You know Nick Hornby’s terrific comic novel “High Fidelity” and its movie version, directed by Stephen Frears and starring John Cusack.
Now, after a bumpy ride in Boston, the stage musical opened on Broadway last night. Alec Baldwin, Lauren Bacall and various Broadway illuminati were in the audience.
Walter Bobbie directed it, and Amanda Green and Tom Kidd wrote the songs. The stars are largely known, including Will Chase in the lead as Rob, the slacker who owns the record store and has lost his girlfriend (played by Jenn Collella).
I don’t know Hornby, but when I read his book nine years ago, I instantly identified with it. Although the record store in High Fidelity was set in London, the author and I are the same age.
When I was 21, in 1978, the New York venues for a similar story were Bleecker Bob’s on West 3rd St. and Rocks in Your Head on Prince St.

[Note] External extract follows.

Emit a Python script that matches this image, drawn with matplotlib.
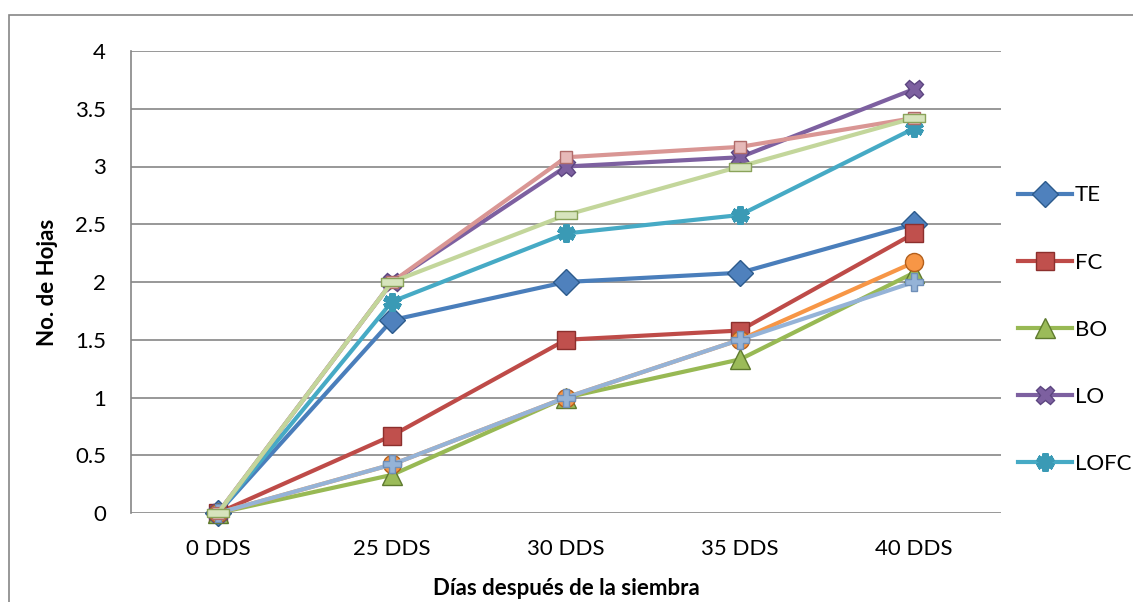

The employees were like Yodas about music, and the music — still then very much on vinyl and imported from the UK — was received with a religious fervor. It was quite a time. (I still have all my colored vinyl, rare record sleeves and singles with messages scratched into the inner groove.)
"High Fidelity" is set about a decade later, but it still covers the same atmosphere. In the musical, which I could not have loved more, the production has created a set inspired by Bleecker Bob’s.

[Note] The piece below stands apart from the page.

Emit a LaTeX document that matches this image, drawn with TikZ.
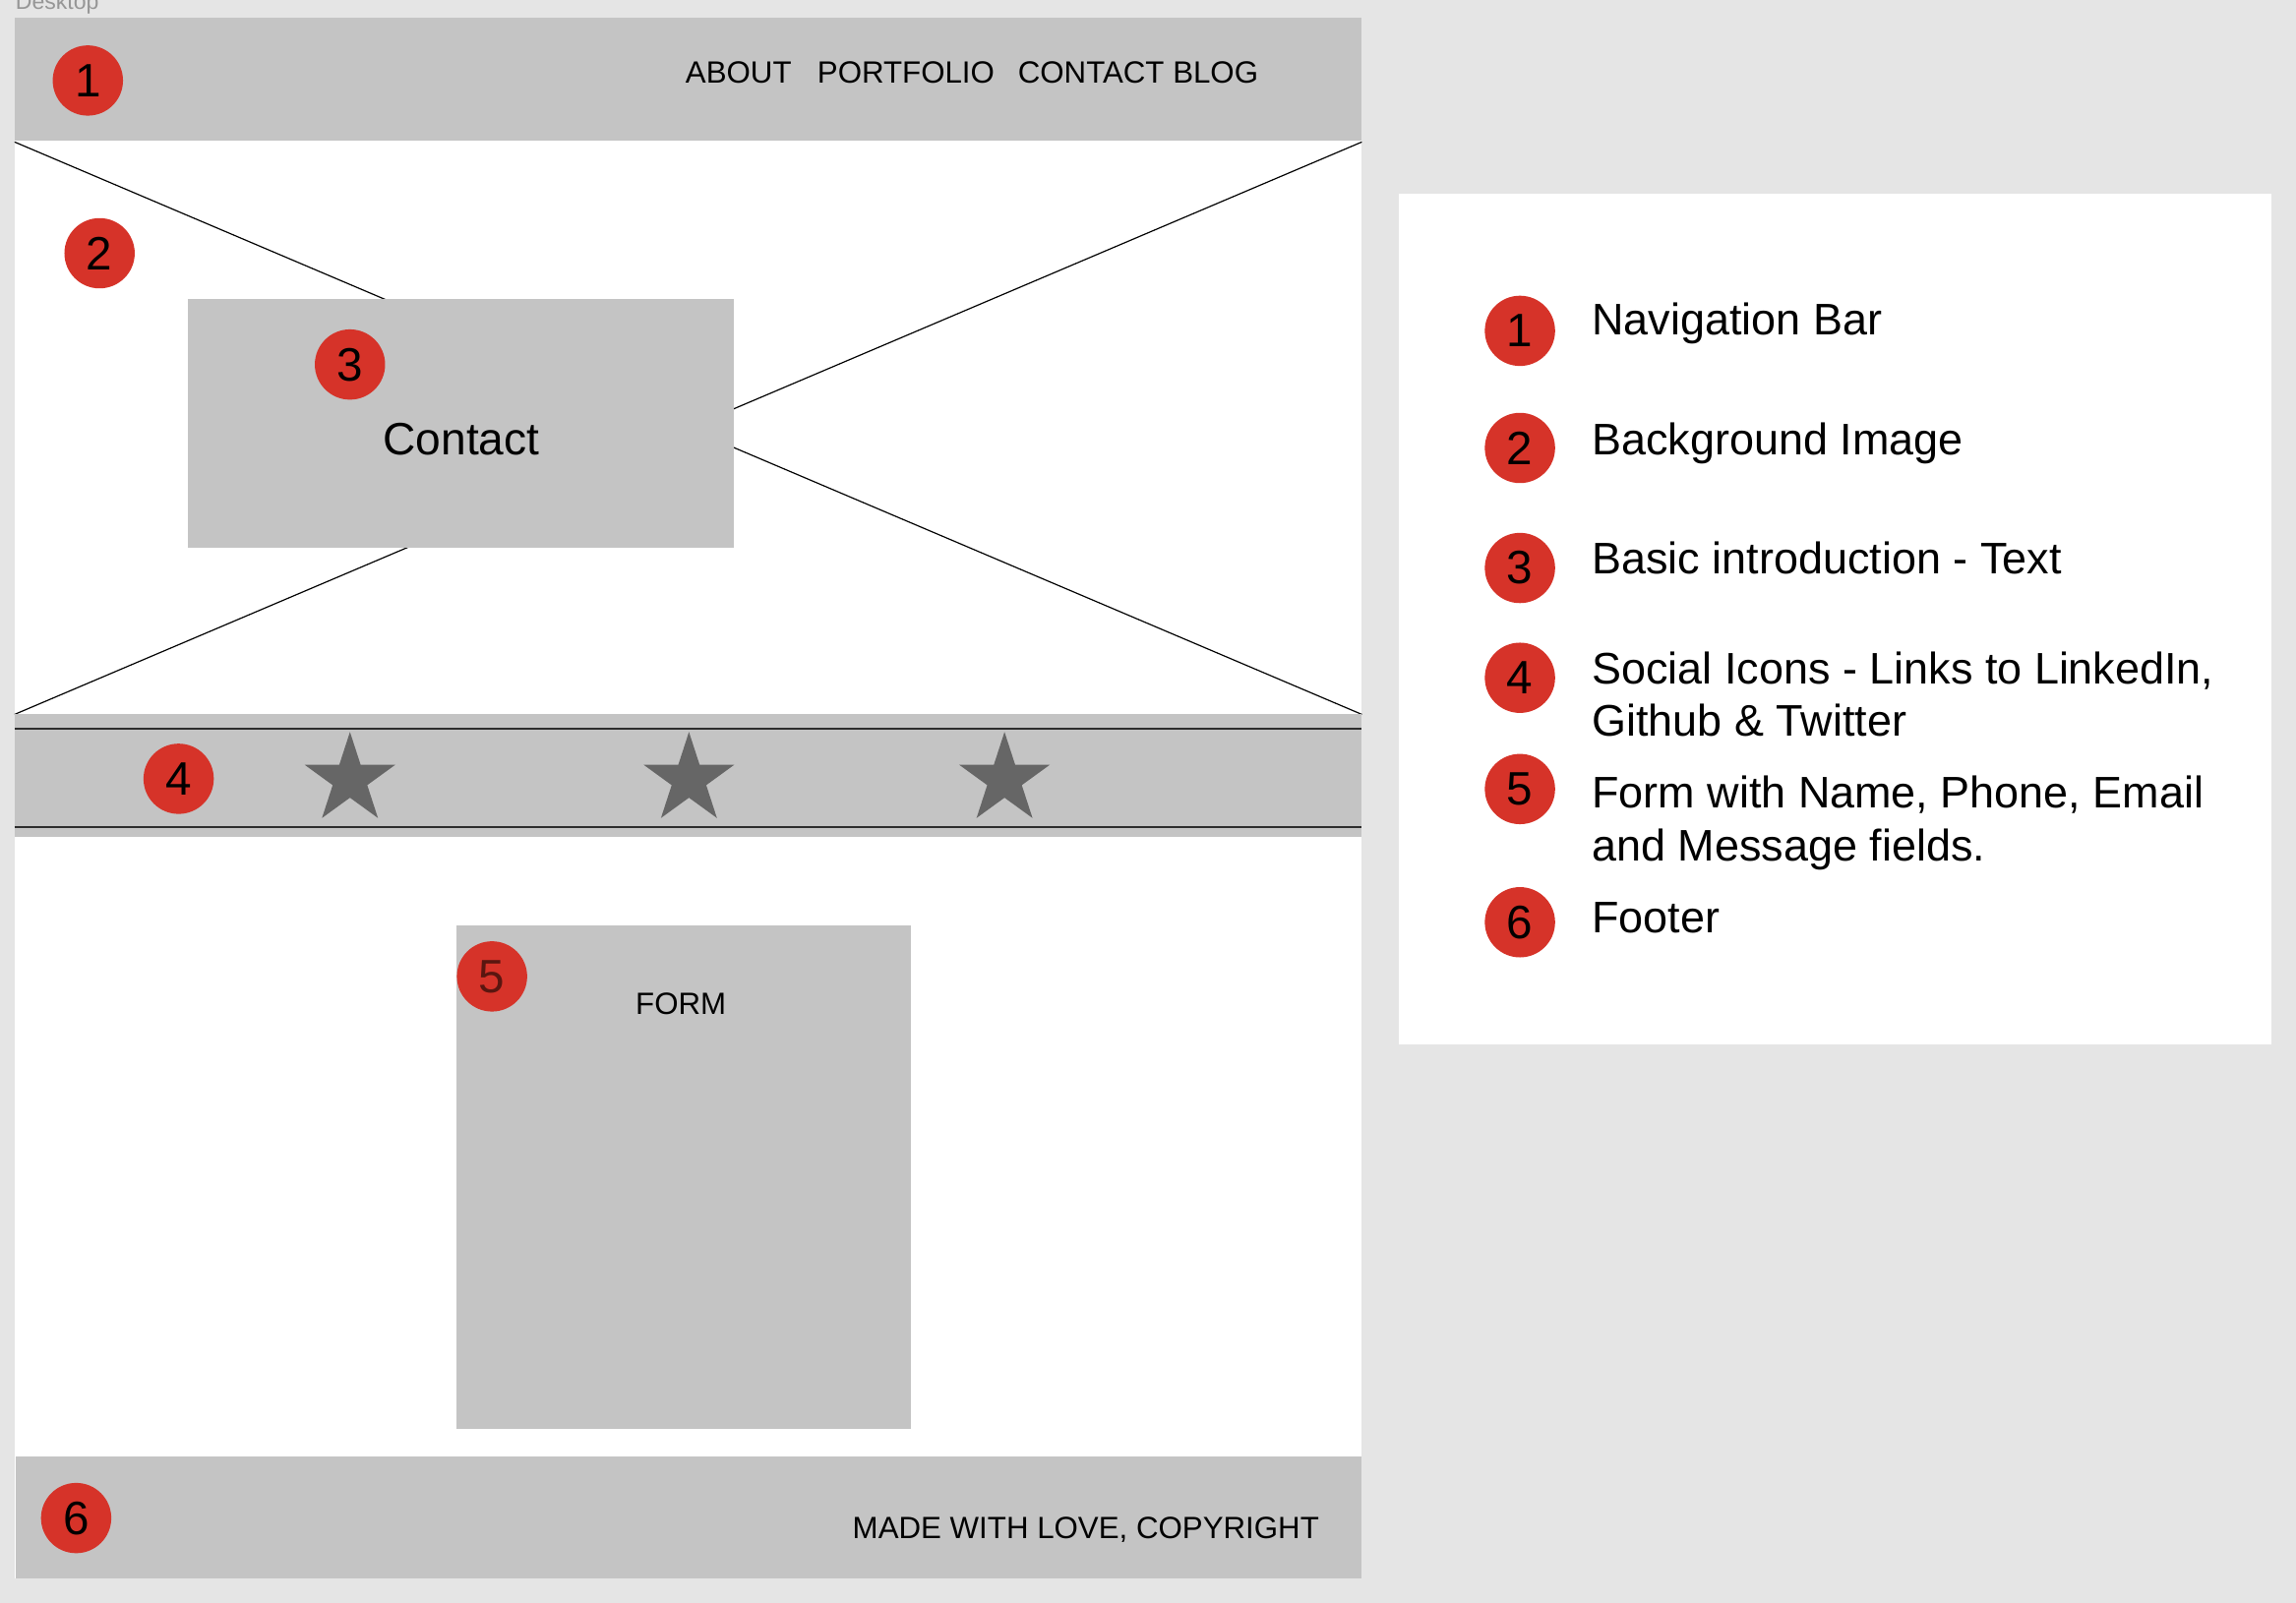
\documentclass[tikz,border=0pt]{standalone}
\usepackage{fontspec}
\setmainfont{Liberation Sans}
\usetikzlibrary{shapes.geometric}
\definecolor{pagebg}{RGB}{229,229,229}
\definecolor{boxgray}{RGB}{196,196,196}
\definecolor{badgered}{RGB}{214,51,41}
\definecolor{stargray}{RGB}{102,102,102}
\definecolor{barline}{RGB}{45,45,45}
\definecolor{labelgray}{RGB}{150,150,150}
\definecolor{darkred}{RGB}{90,22,16}
\tikzset{
  block/.style={fill=boxgray, draw=none, inner sep=0pt, outer sep=0pt},
  badge/.style={circle, fill=badgered, draw=none, minimum size=48pt, inner sep=0pt,
    font=\fontsize{32}{36}\selectfont},
  navtext/.style={inner sep=0pt, font=\fontsize{21}{26}\selectfont},
  legtext/.style={inner sep=0pt, anchor=base west,
    font=\fontsize{30.2}{36}\selectfont},
  xline/.style={line width=0.8pt, black},
  sepline/.style={line width=1.1pt, barline},
  socialstar/.style={star, star points=5, star point ratio=2.618, fill=stargray,
    draw=none, minimum size=65pt, inner sep=0pt}
}
\begin{document}
\begin{tikzpicture}[x=1pt, y=-1pt]
\useasboundingbox (0,0) rectangle (1568,1095);
\fill[pagebg] (0,0) rectangle (1568,1095);
\node[anchor=base west, inner sep=0pt, text=labelgray, font=\fontsize{15.5}{18}\selectfont] (desk) at (10.5,6.5) {Desktop};
% desktop frame
\fill[white] (10,12) rectangle (930,1078);
% image placeholder cross
\coordinate (tl) at (10,97);
\coordinate (tr) at (930,97);
\coordinate (bl) at (10,488);
\coordinate (br) at (930,488);
\draw[xline] (tl) -- (br);
\draw[xline] (tr) -- (bl);
% nav bar
\node[block, minimum width=920pt, minimum height=84pt, anchor=north west] (nav) at (10,12) {};
\node[badge] (b1) at (60,55) {1};
\node[navtext, anchor=base west] (about) at (468,57) {ABOUT};
\node[navtext, anchor=base west] (portfolio) at (558,57) {PORTFOLIO};
\node[navtext, anchor=base west] (contactblog) at (695,57) {CONTACT BLOG};
% hero
\node[badge] (b2) at (68,173) {2};
\node[block, minimum width=373pt, minimum height=170pt, anchor=north west] (contactbox) at (128,204) {};
\node[inner sep=0pt, font=\fontsize{31}{36}\selectfont] (contact) at (315,300) {Contact};
\node[badge] (b3) at (239,249) {3};
% social bar
\node[block, minimum width=920pt, minimum height=84pt, anchor=north west] (social) at (10,488) {};
\coordinate (s1l) at (10,498);
\coordinate (s1r) at (930,498);
\coordinate (s2l) at (10,565);
\coordinate (s2r) at (930,565);
\draw[sepline] (s1l) -- (s1r);
\draw[sepline] (s2l) -- (s2r);
\node[badge] (b4) at (122,532) {4};
\node[socialstar] (st1) at (239,532.5) {};
\node[socialstar] (st2) at (470.5,532.5) {};
\node[socialstar] (st3) at (686,532.5) {};
% form
\node[block, minimum width=310pt, minimum height=344pt, anchor=north west] (form) at (312,632) {};
\node[navtext] (formlabel) at (465,686) {FORM};
\node[badge, text=darkred] (b5) at (336,667) {5};
% footer
\node[block, minimum width=919pt, minimum height=83pt, anchor=north west] (footer) at (11,995) {};
\node[badge] (b6) at (52,1037) {6};
\node[navtext, anchor=base east] (copy) at (901,1051) {MADE WITH LOVE, COPYRIGHT};
% legend panel
\node[fill=white, draw=none, inner sep=0pt, minimum width=596pt, minimum height=581pt, anchor=north west] (panel) at (955,132) {};
\node[badge] (l1) at (1038,226) {1};
\node[badge] (l2) at (1038,306) {2};
\node[badge] (l3) at (1038,388) {3};
\node[badge] (l4) at (1038,463) {4};
\node[badge] (l5) at (1038,539) {5};
\node[badge] (l6) at (1038,630) {6};
\node[legtext] (t1) at (1087,229) {Navigation Bar};
\node[legtext] (t2) at (1087,311) {Background Image};
\node[legtext] (t3) at (1087,392) {Basic introduction - Text};
\node[legtext] (t4a) at (1087,467) {Social Icons - Links to LinkedIn,};
\node[legtext] (t4b) at (1087,503) {Github \& Twitter};
\node[legtext] (t5a) at (1087,552) {Form with Name, Phone, Email};
\node[legtext] (t5b) at (1087,588) {and Message fields.};
\node[legtext] (t6) at (1087,637) {Footer};
\end{tikzpicture}
\end{document}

It’s wonderfully authentic, right down to the posters and stickers. All it was missing was Bleecker Bob’s growling dog or the iconoclastic proprietor himself.
Every bit of the musical is right, from its staging to casting to its songs. Chase, who starred as John Lennon last year in the ill-fated Broadway musical, is a revelation. He’s in almost every scene, and thanks to Kidd’s ingenious score, must sing several different kinds of pop genre songs. He handles it all with aplomb and charm, as does the rest of the talented cast.
Green, who wrote the lyrics to the witty songs, is the daughter of the late legendary Broadway wordsmith Adolph Green. Her songs are sophisticated and fun. Some verge on parody, others are simply a hoot. They all reflect the spirit of a life devoted to rock music not as kitsch but as vocation. To say that she and Kidd got it is an understatement.
Bobbie, a Broadway vet, was smart to go back to the novel and not to the movie of 'High Fidelity.'
Unlike "The Color Purple," which slavishly recreates its movie in the first act of the musical, "High Fidelity" feels fresh and newly imagined.
Bobbie comes up with some wonderful, brilliant stuff, new ways to tell the story and let it make sense — and be sympathetic — for a theater audience. He deserves incredible accolades.
As one audience member said to me during the intermission, with a grin: “This is the straight guy’s musical.”
He was right. Will "High Fidelity" play beyond a few performances? I sure hope so. Broadway needs more shows like “High Fidelity” desperately. Get your tickets immediately. The humming has already begun.